The Federal Reserve gave financial markets an early holiday treat, so to speak, by making official plans to begin tapering its quantitative easing program in January.

The Fed will trim its $85 billion-per-month in bond buying to $75 billion with reductions coming in equal parts from Treasuries and mortgage-backed securities. Due to months of intense speculation regarding the arrival of tapering, investors pulled $22 billion from long-duration bond ETFs in the first 11 months of the year while plowing $22 billion into short-duration fare. [Data Reveal Second-Half ETF Sentiment]

While investors have been focusing on the shorter end of the fixed-income ETF market for months, we think there are a number of appealing products that have modest expense ratios, minimal interest-rate sensitivity (duration) and other favorable characteristics,” said S&P Capital IQ in a recent research note.

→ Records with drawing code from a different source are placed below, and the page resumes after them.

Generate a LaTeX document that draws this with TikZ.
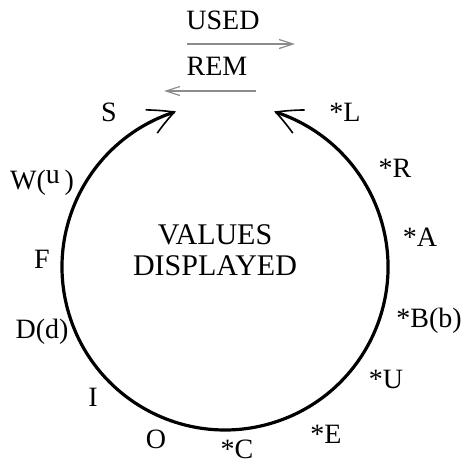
\documentclass[tikz,border=0pt]{standalone}
\usepackage{fontspec}
\setmainfont{Liberation Serif}
\usetikzlibrary{arrows.meta,bending}
\begin{document}
\begin{tikzpicture}[x=0.5pt,y=0.5pt,
  lbl/.style={inner sep=0pt, font=\fontsize{14}{16}\selectfont},
  big/.style={inner sep=0pt, align=center, font=\fontsize{15}{15.5}\selectfont},
  cyc/.style={line width=1.6pt, line cap=round,
    {Straight Barb[length=12.5pt,width=13pt,line width=0.8pt 0,bend]}-{Straight Barb[length=12.5pt,width=13pt,line width=0.8pt 0,bend]}},
  flow/.style={draw=gray!90, line width=0.7pt, -{Straight Barb[length=7pt,width=4.5pt,line width=0.6pt 0]}}]
\useasboundingbox (0,0) rectangle (464,-462);
% labels
\node[lbl] (used) at (223,-20) {USED};
\node[lbl] (rem) at (217,-66) {REM};
\coordinate (u1) at (187,-44);
\coordinate (u2) at (295,-44);
\coordinate (r1) at (256,-91);
\coordinate (r2) at (164,-91);
\draw[flow] (u1) -- (u2);
\draw[flow] (r1) -- (r2);
% cycle
\coordinate (c) at (225,-268);
\draw[cyc] (176.0,-111.5) arc[start angle=107.5, end angle=432.5, radius=163];
\node[big] (vd) at (215,-250) {VALUES\\DISPLAYED};
\node[lbl] (S) at (109,-112) {S};
\node[lbl] (W) at (42,-183) {W(\raisebox{0.45ex}{u}\,)};
\node[lbl] (F) at (42,-259) {F};
\node[lbl] (D) at (42,-332) {D(d)};
\node[lbl] (I) at (93,-397) {I};
\node[lbl] (O) at (156,-439) {O};
\node[lbl] (C) at (237,-449) {*C};
\node[lbl] (E) at (326,-434) {*E};
\node[lbl] (U) at (386,-379) {*U};
\node[lbl] (B) at (429,-321) {*B(b)};
\node[lbl] (A) at (420,-237) {*A};
\node[lbl] (R) at (395,-168) {*R};
\node[lbl] (L) at (345,-112) {*L};
\end{tikzpicture}
\end{document}
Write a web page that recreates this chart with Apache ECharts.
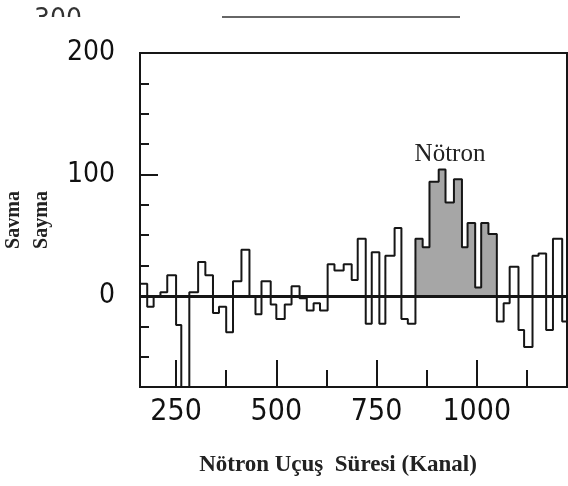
<!DOCTYPE html>
<html>
<head>
<meta charset="utf-8">
<script src="https://cdn.jsdelivr.net/npm/echarts@6/dist/echarts.min.js"></script>
<style>
html,body{margin:0;padding:0;background:#fff}
#main{width:568px;height:486px}
</style>
</head>
<body>
<div id="main"></div>
<script>
// sol kenarlar (kanal) ve sayımlar - taranmış
var binEdges = [160,178,194,211,228,250,263,283,305,323,342,357,375,392,413,433,448,463,486,500,
                521,538,558,576,593,609,628,645,668,688,703,723,738,757,772,795,812,828,847,865,
                882,905,922,943,963,977,996,1011,1029,1050,1067,1082,1104,1118,1139,1154,1173,1190,1213];
var counts   = [10,-9,0,3,17,-24,-90,3,28,17,-14,-9,-30,12,38,0,-15,12,-7,-19,
                -7,8,-2,-12,-6,-12,26,21,26,13,47,-23,36,-23,33,56,-19,-23,47,40,
                94,104,77,96,40,60,7,60,51,-21,-6,24,-28,-42,33,35,-28,47,-21];
var lastEdge = 1225;
var peakFrom = 38, peakTo = 48;          // gri taralı nötron tepe bölgesi (indeks)
var xLabels = [250,500,750,1000];
var xMinor  = [375,625,875,1125];
var yLabels = [0,100,200];

var chart = echarts.init(document.getElementById('main'));

var outline = binEdges.map(function(e,i){ return [e, counts[i]]; });
outline.push([lastEdge, counts[counts.length-1]]);

var peak = [];
for (var i = peakFrom; i <= peakTo; i++) peak.push([binEdges[i], counts[i]]);
peak.push([binEdges[peakTo+1], counts[peakTo]]);

var ink = '#161616';
var numFont = '"DejaVu Sans Condensed","Liberation Sans Narrow",sans-serif';
var plain = function(v){ return String(v); };

var option = {
    backgroundColor: '#fff',
    animation: false,
    grid: {
        left: 140, right: 1, top: 53, bottom: 99,
        outerBoundsMode: 'none', containLabel: false,
        show: true, borderColor: ink, borderWidth: 2
    },
    xAxis: [
        {
            type: 'value', position: 'bottom', min: 160, max: 1225,
            axisLine: { onZero: false, lineStyle: { color: ink, width: 2 } },
            splitLine: { show: false },
            axisTick: { inside: true, length: 27, customValues: xLabels, lineStyle: { color: ink, width: 2 } },
            axisLabel: { customValues: xLabels, formatter: plain, margin: 10, color: '#111', fontFamily: numFont, fontSize: 30 },
            name: 'Nötron Uçuş  Süresi (Kanal)',
            nameLocation: 'middle', nameGap: 67,
            nameTextStyle: { fontFamily: '"Liberation Serif",serif', fontWeight: 'bold', fontSize: 23, color: '#222', padding: [0, 31, 0, 0] }
        },
        {
            type: 'value', position: 'bottom', min: 160, max: 1225,
            axisLine: { show: false, onZero: false },
            splitLine: { show: false },
            axisTick: { inside: true, length: 17, customValues: xMinor, lineStyle: { color: ink, width: 2 } },
            axisLabel: { show: false }
        }
    ],
    yAxis: [
        {
            type: 'value', position: 'left', min: -75, max: 200, interval: 25,
            axisLine: { onZero: false, lineStyle: { color: ink, width: 2 } },
            splitLine: { show: false },
            axisTick: { inside: true, length: 9, lineStyle: { color: ink, width: 2 } },
            axisLabel: { customValues: yLabels, formatter: plain, margin: 25, color: '#111', fontFamily: numFont, fontSize: 28 },
            name: 'Savma\nSayma',
            nameLocation: 'middle', nameRotate: 90, nameGap: 81,
            nameTextStyle: { fontFamily: '"Liberation Serif",serif', fontWeight: 'bold', fontSize: 20, lineHeight: 28, color: '#222' }
        },
        {
            type: 'value', position: 'left', min: -75, max: 200,
            axisLine: { show: false, onZero: false },
            splitLine: { show: false },
            axisTick: { inside: true, length: 18, customValues: [100], lineStyle: { color: ink, width: 2 } },
            axisLabel: { show: false }
        }
    ],
    graphic: [
        { type: 'text', x: 450, y: 154, style: { text: 'Nötron', font: '25px "Liberation Serif"', fill: '#222', align: 'center', verticalAlign: 'middle' } },
        // üstteki kesik şekil kalıntısı
        { type: 'text', x: 58, y: 21, style: { text: '300', font: '28px ' + numFont, fill: '#333', align: 'center', verticalAlign: 'middle' } },
        { type: 'rect', shape: { x: 20, y: 17, width: 100, height: 20 }, style: { fill: '#fff' }, z: 100 },
        { type: 'line', shape: { x1: 222, y1: 17, x2: 460, y2: 17 }, style: { stroke: '#333', lineWidth: 1.5 } }
    ],
    series: [
        {
            name: 'tepe', type: 'line', step: 'end', data: peak,
            symbol: 'none', z: 1,
            lineStyle: { width: 0 },
            areaStyle: { color: '#a6a6a6', opacity: 1, origin: 0 }
        },
        {
            name: 'sayim', type: 'line', step: 'end', data: outline,
            symbol: 'none', z: 3,
            lineStyle: { color: ink, width: 2 },
            markLine: {
                silent: true, symbol: ['none','none'],
                label: { show: false },
                lineStyle: { color: ink, width: 3, type: 'solid' },
                data: [{ yAxis: 0 }]
            }
        }
    ]
};

chart.setOption(option);
window.onresize = chart.resize;
</script>
</body>
</html>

S&P Capital IQ notes that there are over 42 ETFs on the market today with an average duration of less than three years. Some of those funds are international plays or loaded with high-yield, meaning increased global and/or credit risk for investors that do not look under the hood. [Junk Bond ETFs Rises as Defaults Decline]

Just 23 of those 42 ETFs carry Overweight ratings from S&P Capital IQ, according to the research firm. Among that group of 23 is the Vanguard Short-Term Bond ETF (NYSEArca: BSV), which is also among the top-10 asset-gathering ETFs in 2013, bringing its AUM total to north of $11 billion. BSV has a 30-day SEC yield below 1%, but the fund is inexpensive with annual fees of just 0.1%. [Short-Duration Bond ETF Sees Inflows Surge]

BSV competes directly with the $11.7 billion iShares 1-3 Year Credit Bond ETF (NYSEArca: CSJ), which S&P Capital IQ also rates overweight. CSJ has a 30-day SEC yield of 0.67% and annual fees of 0.2%, but the fund is effective in helping investors skirt interest rate risk with an effective duration of just 1.88 years, according to iShares data.